Like the other member mentioned, update your drivers..... helps most of the time.

-Scott
*** Please rate helpful posts ***

Increase the roaming aggressiveness on your client devices. Roaming is a function of the client device and not a function of the infrastructure. You can do some things to increase the speed of the roam on a controller but that is really a bandaid approach. If you enable aggressive load balancing you will have issues with VoIP over Wireless. Try disabling 1,2, and in some cases 5.5 beacons, increase the roaming agressiveness on the client to solve your problem.

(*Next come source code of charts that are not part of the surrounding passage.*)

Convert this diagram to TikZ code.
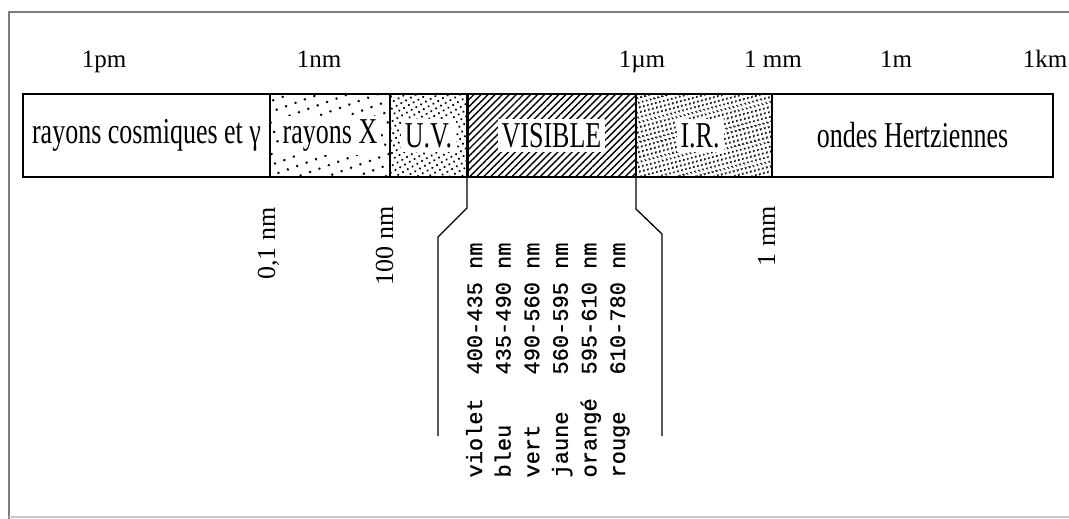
\documentclass[tikz,border=0pt]{standalone}
\usepackage{fontspec}
\setmainfont{Liberation Serif}
\newfontfamily\tablefont{Liberation Mono}[FakeBold=0.8]
\usepackage{graphicx}
\usepackage{tikz}
\usetikzlibrary{positioning, patterns.meta}
\definecolor{framegray}{HTML}{7C7C7C}
\definecolor{framelight}{HTML}{C8C8C8}
\newcommand{\vstretch}[1]{\scalebox{1}[1.4]{#1}}

\begin{document}
\begin{tikzpicture}[
    x=1pt, y=-1pt,
    node distance=0pt,
    seg/.style={draw, line width=1.2pt, minimum height=83pt, inner sep=0pt, outer sep=0pt,
      font=\fontsize{26}{28}\selectfont},
    bandlbl/.style={fill=white, inner sep=4pt, font=\fontsize{26}{28}\selectfont},
    toplbl/.style={anchor=base, font=\fontsize{25}{27}\selectfont},
    bound/.style={rotate=90, anchor=base east, font=\fontsize{26}{28}\selectfont},
    col/.style={rotate=90, anchor=base west, font=\tablefont\fontsize{22}{24}\selectfont},
    brace/.style={line width=1.3pt}
  ]
    \useasboundingbox (0,0) rectangle (1069,519);
    \draw[framegray, line width=1.6pt] (9,519) -- (9,12) -- (1069,12);
    \draw[framelight, line width=1.4pt] (9,517) -- (1069,517);

    \node[seg, minimum width=247pt] (cosm) at (146.5,135.5) {\vstretch{rayons cosmiques et γ}};
    \node[seg, minimum width=120pt, right=of cosm, pattern={Dots[distance=10pt, radius=1.4pt, angle=20]},
      label={[bandlbl]center:\vstretch{rayons X}}] (xray) {};
    \node[seg, minimum width=77pt, right=of xray, pattern={Dots[distance=5.5pt, radius=1.2pt, angle=30]},
      label={[bandlbl]center:\vstretch{U.V.}}] (uv) {};
    \node[seg, minimum width=169pt, right=of uv, pattern={Lines[angle=45, distance=5pt, line width=1.4pt]},
      label={[bandlbl]center:\vstretch{VISIBLE}}] (vis) {};
    \node[seg, minimum width=136pt, right=of vis, pattern={Dots[distance=4pt, radius=1.2pt, angle=15]},
      label={[bandlbl, xshift=-4pt]center:\vstretch{I.R.}}] (ir) {};
    \node[seg, minimum width=281pt, right=of ir] (hertz) {\vstretch{ondes Hertziennes}};
    \draw[line width=2pt] (cosm.north west) rectangle (hertz.south east);
    \draw[line width=3pt] (vis.north west) -- (vis.south west);

    \node[toplbl] (pm) at (104,67) {1pm};
    \node[toplbl] (nm) at (319,67) {1nm};
    \node[toplbl] (um) at (642,67) {1µm};
    \node[toplbl] (mm) at (773,67) {1 mm};
    \node[toplbl] (m) at (896,67) {1m};
    \node[toplbl] (km) at (1045,67) {1km};

    \node[bound] (xlow) at (275,204) {0,1 nm};
    \node[bound] (uvlow) at (393,203) {100 nm};
    \node[bound] (irhigh) at (775,203) {1 mm};

    \draw[brace] (vis.south west) -- ++(0,31) -- ++(-29,29) -- ++(0,199);
    \draw[brace] (vis.south east) -- ++(0,32) -- ++(26,25) -- ++(0,202);

    \node[col] (violet) at (482,481) {violet};
    \node[col] (violetnm) at (482,378) {400-435 nm};
    \node[col] (bleu) at (510.6,481) {bleu};
    \node[col] (bleunm) at (510.6,378) {435-490 nm};
    \node[col] (vert) at (539.2,481) {vert};
    \node[col] (vertnm) at (539.2,378) {490-560 nm};
    \node[col] (jaune) at (567.8,481) {jaune};
    \node[col] (jaunenm) at (567.8,378) {560-595 nm};
    \node[col] (orange) at (596.4,481) {orangé};
    \node[col] (orangenm) at (596.4,378) {595-610 nm};
    \node[col] (rouge) at (625,481) {rouge};
    \node[col] (rougenm) at (625,378) {610-780 nm};
  \end{tikzpicture}
\end{document}
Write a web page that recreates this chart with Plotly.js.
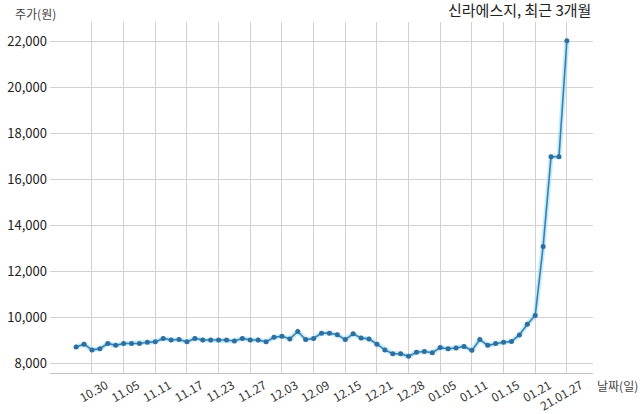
<!DOCTYPE html>
<html>
<head>
<meta charset="utf-8">
<script src="https://cdn.plot.ly/plotly-3.0.1.min.js"></script>
<style>html,body{margin:0;padding:0;background:#fff;}#chart{width:640px;height:414px;}</style>
</head>
<body>
<div id="chart"></div>
<script>
const dates = ["10.28","10.29","10.30","11.02","11.03","11.04","11.05","11.06","11.09","11.10",
  "11.11","11.12","11.13","11.16","11.17","11.18","11.19","11.20","11.23","11.24",
  "11.25","11.26","11.27","11.30","12.01","12.02","12.03","12.04","12.07","12.08",
  "12.09","12.10","12.11","12.14","12.15","12.16","12.17","12.18","12.21","12.22",
  "12.23","12.24","12.28","12.29","12.30","01.04","01.05","01.06","01.07","01.08",
  "01.11","01.12","01.13","01.14","01.15","01.18","01.19","01.20","01.21","01.22",
  "01.25","01.26","01.27"];
const prices = [8730,8850,8600,8650,8880,8800,8880,8880,8880,8930,
  8950,9100,9030,9050,8950,9100,9030,9030,9030,9030,
  8990,9100,9030,9030,8950,9150,9190,9080,9400,9050,
  9100,9330,9330,9260,9050,9300,9120,9080,8850,8600,
  8430,8430,8320,8500,8530,8480,8700,8650,8680,8750,
  8580,9050,8800,8880,8930,8970,9250,9720,10100,13100,
  17000,17000,22050];
const tickDates = ["10.30","11.05","11.11","11.17","11.23","11.27","12.03","12.09","12.15","12.21","12.28","01.05","01.11","01.15","01.21","01.27"];
const tickLabels = ["10.30","11.05","11.11","11.17","11.23","11.27","12.03","12.09","12.15","12.21","12.28","01.05","01.11","01.15","01.21","21.01.27"];
const yTicks = [8000,10000,12000,14000,16000,18000,20000,22000];

const FONT = "'Noto Sans CJK KR', 'Noto Sans', sans-serif";

const traces = [
  {x: dates, y: prices, type: "scatter", mode: "lines", hoverinfo: "skip",
   line: {color: "rgba(150,220,245,0.55)", width: 5}},
  {x: dates, y: prices, type: "scatter", mode: "lines+markers",
   line: {color: "#3b7fb1", width: 1.6},
   marker: {color: "#2f6e9e", size: 5}}
];

const layout = {
  width: 640, height: 414,
  margin: {l: 50, r: 47, t: 22, b: 41},
  paper_bgcolor: "#fff", plot_bgcolor: "#fff",
  showlegend: false,
  font: {family: FONT, color: "#333"},
  xaxis: {
    type: "category", categoryorder: "array", categoryarray: dates,
    range: [-3.3, 65.3],
    tickmode: "array", tickvals: tickDates, ticktext: tickLabels,
    tickangle: -30, ticks: "", ticklabelshift: 14, ticklabelstandoff: 0,
    tickfont: {size: 12, color: "#333", family: FONT},
    showgrid: true, gridcolor: "#d2d2d2", gridwidth: 1,
    showline: true, linecolor: "#c4c4c4", linewidth: 1,
    zeroline: false, fixedrange: true
  },
  yaxis: {
    range: [7596, 22860],
    tickmode: "array", tickvals: yTicks,
    tickformat: ",d", ticks: "", ticklabelstandoff: 2,
    tickfont: {size: 13, color: "#222", family: FONT},
    showgrid: true, gridcolor: "#d2d2d2", gridwidth: 1,
    showline: false, zeroline: false, fixedrange: true
  },
  annotations: [
    {text: "신라에스지, 최근 3개월", xref: "paper", yref: "paper", x: 1, y: 1, xanchor: "right", yanchor: "bottom", yshift: 0,
     showarrow: false, font: {size: 15, color: "#222", family: FONT}},
    {text: "주가(원)", xref: "paper", yref: "paper", x: 0, y: 1, xanchor: "left", yanchor: "bottom", xshift: -37, yshift: -2,
     showarrow: false, font: {size: 12, color: "#444", family: FONT}},
    {text: "날짜(일)", xref: "paper", yref: "paper", x: 1, y: 0, xanchor: "left", yanchor: "top", xshift: 2, yshift: -2,
     showarrow: false, font: {size: 12, color: "#444", family: FONT}}
  ]
};

Plotly.newPlot("chart", traces, layout, {displayModeBar: false, staticPlot: true});
</script>
</body>
</html>
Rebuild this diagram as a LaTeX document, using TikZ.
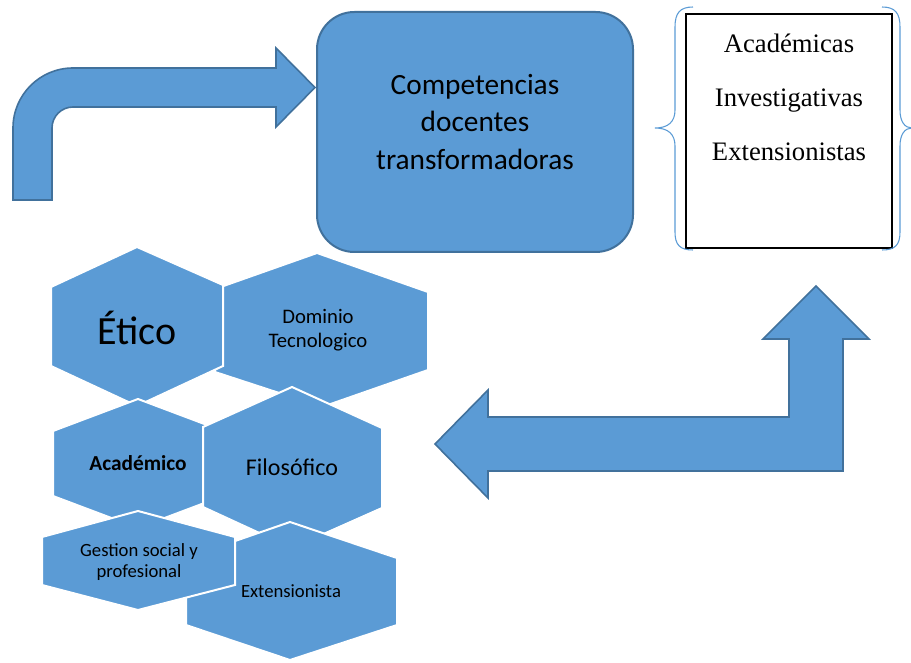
\documentclass[tikz,border=0pt]{standalone}
\usepackage{fontspec}
\setmainfont{Carlito}
\newfontfamily\serifa{Liberation Serif}
\usepackage{tikz}
\definecolor{azul}{RGB}{91,155,213}
\definecolor{bordeazul}{RGB}{65,113,156}
\tikzset{
	flecha/.style={fill=azul, draw=bordeazul, line width=1.2pt, line join=miter},
	hexa/.style={fill=azul, draw=white, line width=1.5pt, line join=miter},
	llave/.style={draw=azul, line width=0.8pt},
	texto/.style={align=center, inner sep=0pt}
}

\begin{document}
\begin{tikzpicture}[x=0.75pt, y=-0.75pt, >=latex]
		%\draw [help lines] (0,0) grid (911,663);
		\useasboundingbox (0,0) rectangle (911,663);
		%flecha arriba
		\draw[flecha] (13,200) -- (13,128) arc (180:270:60) -- (276,68) -- (276,48) -- (315,87.5)
			-- (276,127) -- (276,107) -- (73,107) arc (270:180:21) -- (52,200) -- cycle;
		%competencias
		\draw[fill=azul, draw=bordeazul, line width=1.5pt, rounded corners=28pt] (317,12) rectangle (633,252);
		\node[texto, font={\fontsize{22}{28}\selectfont}] (comp) at (475,122) {Competencias\\docentes\\transformadoras};
		%lista
		\draw[black, line width=1.1pt] (686,14) rectangle (892,248);
		\node[texto, font={\serifa\fontsize{20}{40.5}\selectfont}] (lista) at (789,97) {Académicas\\Investigativas\\Extensionistas};
		\draw[llave] (693,7) .. controls (680,7) and (675,13) .. (675,27) -- (675,110)
			.. controls (675,122) and (668,128) .. (655,128) .. controls (668,128) and (675,134) .. (675,146)
			-- (675,232) .. controls (675,245) and (680,250) .. (693,250);
		\draw[llave] (882,7) .. controls (895,7) and (900,13) .. (900,27) -- (900,110)
			.. controls (900,122) and (905,128) .. (912,128) .. controls (905,128) and (900,134) .. (900,146)
			-- (900,232) .. controls (900,245) and (895,250) .. (882,250);
		%flecha abajo
		\draw[flecha] (435,444) -- (488,390) -- (488,417) -- (789,417) -- (789,339) -- (763,339) -- (816,286)
			-- (869,339) -- (843,339) -- (843,471) -- (488,471) -- (488,498) -- cycle;
		%hexagonos
		\draw[hexa] (317,253) -- (428,292) -- (428,370) -- (322,407) -- (215,372) -- (215,289) -- cycle;
		\node[texto, font={\fontsize{15.5}{18}\selectfont}] (dominio) at (318,330) {Dominio\\Tecnologico};
		\draw[hexa] (137,247) -- (223,285) -- (223,366) -- (137,406) -- (51,366) -- (51,287) -- cycle;
		\node[texto, font={\fontsize{30}{36}\selectfont}] (etico) at (137,328) {Ético};
		\draw[hexa] (138,399) -- (223,431) -- (223,496) -- (138,528) -- (53,496) -- (53,431) -- cycle;
		\node[texto, font={\bfseries\fontsize{16}{19}\selectfont}] (academico) at (138,463) {Académico};
		\draw[hexa] (292,387) -- (382,428) -- (382,508) -- (292,548) -- (203,507) -- (203,427) -- cycle;
		\node[texto, font={\fontsize{18}{22}\selectfont}] (filosofico) at (292,467) {Filosófico};
		\draw[hexa] (290,522) -- (397,558) -- (397,625) -- (290,660) -- (186,625) -- (186,558) -- cycle;
		\node[texto, font={\fontsize{14}{17}\selectfont}] (extension) at (291,591) {Extensionista};
		\draw[hexa] (138,511) -- (235,537) -- (235,585) -- (138,610) -- (42,585) -- (42,537) -- cycle;
		\node[texto, font={\fontsize{14}{15.5}\selectfont}] (gestion) at (139,562) {Gestion social y\\profesional};
	\end{tikzpicture}
\end{document}
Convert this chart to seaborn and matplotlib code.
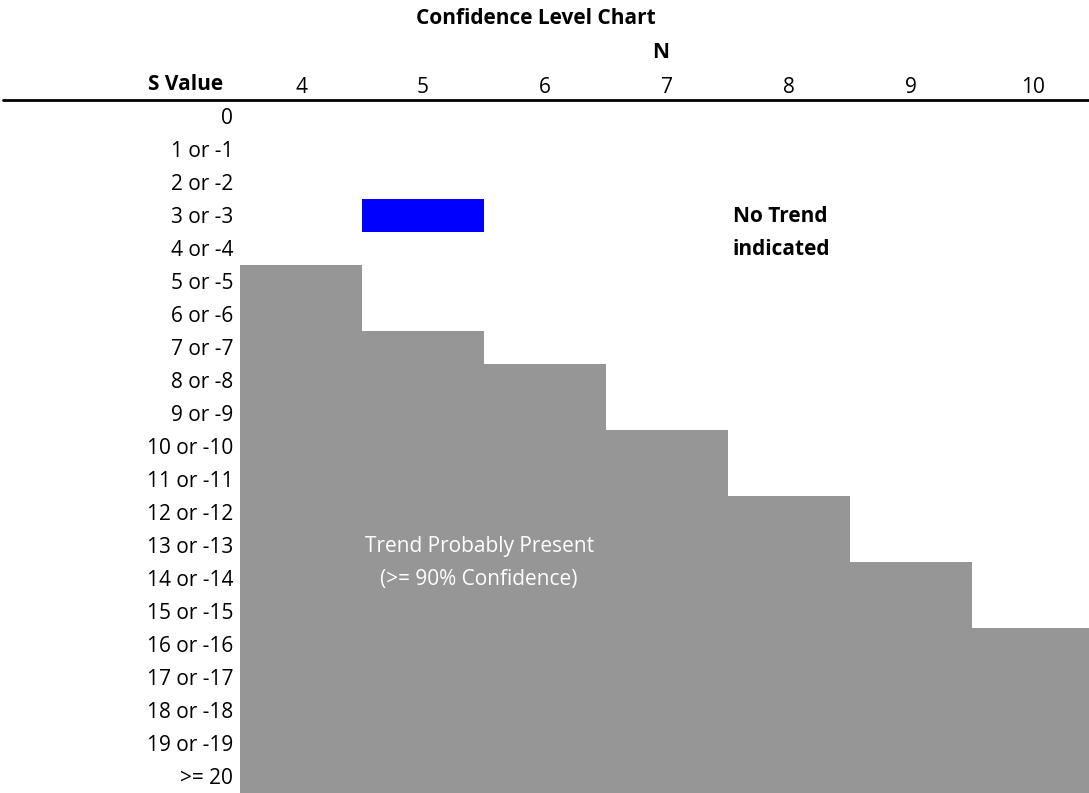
import matplotlib.pyplot as plt
from matplotlib.colors import ListedColormap
from matplotlib.transforms import ScaledTranslation
import pandas as pd
import seaborn as sns

sns.set_style("white")
plt.rcParams["font.family"] = ["Open Sans", "DejaVu Sans"]
plt.rcParams["text.color"] = "black"
plt.rcParams["xtick.color"] = "black"
plt.rcParams["ytick.color"] = "black"

# N (number of samples) across the top
n_values = [4, 5, 6, 7, 8, 9, 10]
# S value rows
s_labels = ["0", "1 or -1", "2 or -2", "3 or -3", "4 or -4", "5 or -5",
            "6 or -6", "7 or -7", "8 or -8", "9 or -9", "10 or -10",
            "11 or -11", "12 or -12", "13 or -13", "14 or -14", "15 or -15",
            "16 or -16", "17 or -17", "18 or -18", "19 or -19", ">= 20"]
# smallest |S| row that gives >= 90% confidence for each N
min_s_90 = [5, 7, 8, 10, 12, 14, 16]
# highlighted current result
current_n = 5
current_s = 3

grid = pd.DataFrame(0, index=s_labels, columns=n_values)
for col, s_min in enumerate(min_s_90):
    grid.iloc[s_min:, col] = 1
grid.iloc[current_s, n_values.index(current_n)] = 2

fig = plt.figure(figsize=(10.89, 7.93), dpi=100)
ax = fig.add_axes([240 / 1089, 0.5 / 793, 854 / 1089, 693 / 793])

cmap = ListedColormap(["white", "#969696", "#0000ff"])
sns.heatmap(grid, cmap=cmap, vmin=0, vmax=2, cbar=False, ax=ax,
            xticklabels=n_values, yticklabels=s_labels)

ax.xaxis.tick_top()
ax.tick_params(axis="both", length=0, labelsize=15, labelcolor="black")
ax.tick_params(axis="x", pad=1)
ax.tick_params(axis="y", pad=5)
ax.set_yticklabels(s_labels, rotation=0)
ax.set_xlabel("")
ax.set_ylabel("")

# excel-style bottom alignment: nudge row labels down a little
shift = ScaledTranslation(0, -2 / 72, fig.dpi_scale_trans)
for lab in ax.get_yticklabels():
    lab.set_transform(lab.get_transform() + shift)

# header rule
ax.axhline(0, xmin=-237 / 854, xmax=1, color="black", lw=2, clip_on=False)

fig.text(536 / 1089, 1 - 18 / 793, "Confidence Level Chart", ha="center",
         va="center", fontsize=15, fontweight="bold")
fig.text(661 / 1089, 1 - 52 / 793, "N", ha="center", va="center",
         fontsize=15, fontweight="bold")
fig.text(223 / 1089, 1 - 85 / 793, "S Value", ha="right", va="center",
         fontsize=15, fontweight="bold")

ax.text(4.04, 3.55, "No Trend", ha="left", va="center", fontsize=15,
        fontweight="bold")
ax.text(4.04, 4.55, "indicated", ha="left", va="center", fontsize=15,
        fontweight="bold")
ax.text(1.96, 13.55, "Trend Probably Present", ha="center", va="center",
        fontsize=15, color="white")
ax.text(1.96, 14.55, "(>= 90% Confidence)", ha="center", va="center",
        fontsize=15, color="white")

fig.savefig("out.png", dpi=100)
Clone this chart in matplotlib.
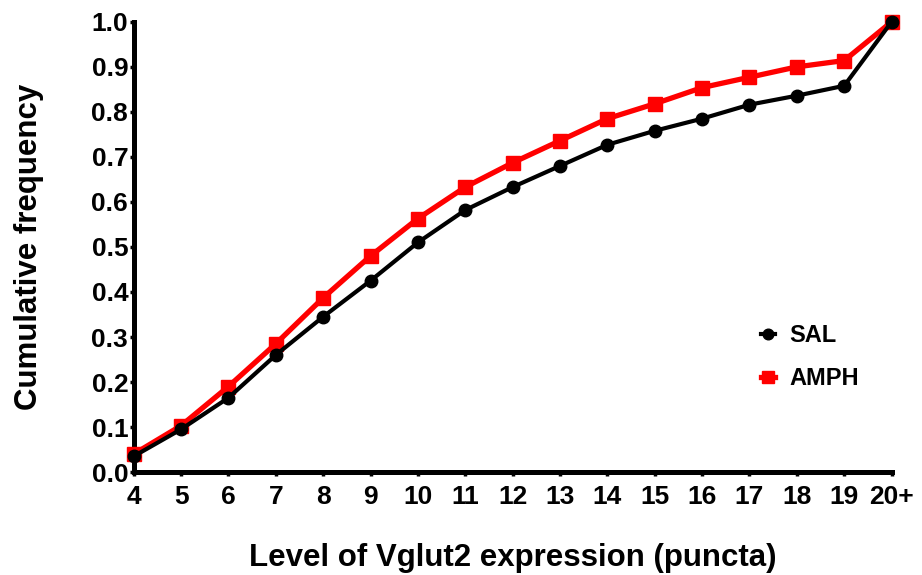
import matplotlib
matplotlib.use("Agg")
import matplotlib.pyplot as plt

plt.rcParams['font.family'] = ['Liberation Sans', 'DejaVu Sans']
plt.rcParams['font.weight'] = 'bold'

levels = list(range(4, 21))
tick_labels = [str(v) for v in range(4, 20)] + ['20+']
sal = [0.035, 0.095, 0.165, 0.26, 0.345, 0.425, 0.51, 0.582, 0.633, 0.68,
       0.727, 0.758, 0.785, 0.816, 0.836, 0.858, 1.0]
amph = [0.04, 0.103, 0.19, 0.285, 0.387, 0.48, 0.563, 0.633, 0.687, 0.736,
        0.785, 0.818, 0.854, 0.877, 0.9, 0.914, 1.0]

fig = plt.figure(figsize=(9.22, 5.75), dpi=100)
ax = fig.add_axes([0.145, 0.179, 0.822, 0.783])

ax.plot(levels, sal, color='black', lw=3, marker='o', ms=9, label='SAL',
        clip_on=False, zorder=4)
ax.plot(levels, amph, color='#ff0000', lw=3.8, marker='s', ms=10.5, label='AMPH',
        clip_on=False, zorder=3)

ax.set_xlim(4, 20)
ax.set_ylim(0, 1.0)
ax.set_xticks(levels)
ax.set_xticklabels(tick_labels)
ax.set_yticks([i / 10 for i in range(11)])
ax.set_yticklabels(['%.1f' % (i / 10) for i in range(11)])

for s in ['top', 'right']:
    ax.spines[s].set_visible(False)
for s in ['left', 'bottom']:
    ax.spines[s].set_linewidth(3.6)

ax.tick_params(axis='both', direction='out', length=3, width=2.5, labelsize=19, pad=1)
ax.tick_params(axis='x', pad=6)
for lab in ax.get_xticklabels() + ax.get_yticklabels():
    lab.set_fontweight('bold')

ax.set_xlabel('Level of Vglut2 expression (puncta)', fontsize=22.5, fontweight='bold', labelpad=25)
ax.set_ylabel('Cumulative frequency', fontsize=22.5, fontweight='bold', labelpad=34)

leg = ax.legend(loc='center left', bbox_to_anchor=(0.8, 0.255), frameon=False,
                fontsize=17, handlelength=0.6, handletextpad=0.6, labelspacing=0.85,
                markerscale=0.85)
for t in leg.get_texts():
    t.set_fontweight('bold')

fig.savefig('out.png', dpi=100)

yep, got that point where it is the resp of the client to which ap it will assoc to. our proj is a transition from auto to lwapp. so comparing the two modes, RF with auto seems to be stabler. client seem to always choose to talk to ap that has a stronger signal. and when roaming, right away it will dissac from the old ap and join the next ap with better signal. with lwapp, a number of clients, even at power on, joins to a further ap and not the one near to them. even after they've been removed or disabled for some time on the wlc, it will just re-join the further ap.

should there be any diff bet auto and lwapp when it comes to roaming and rf behavior?

i will to check also the drivers of the clients.

thanks for all your inputs!!!

In my experience no. Just check the driver on one of the devices that has been giving you problems and makes changes little by little and make sure you document the changes.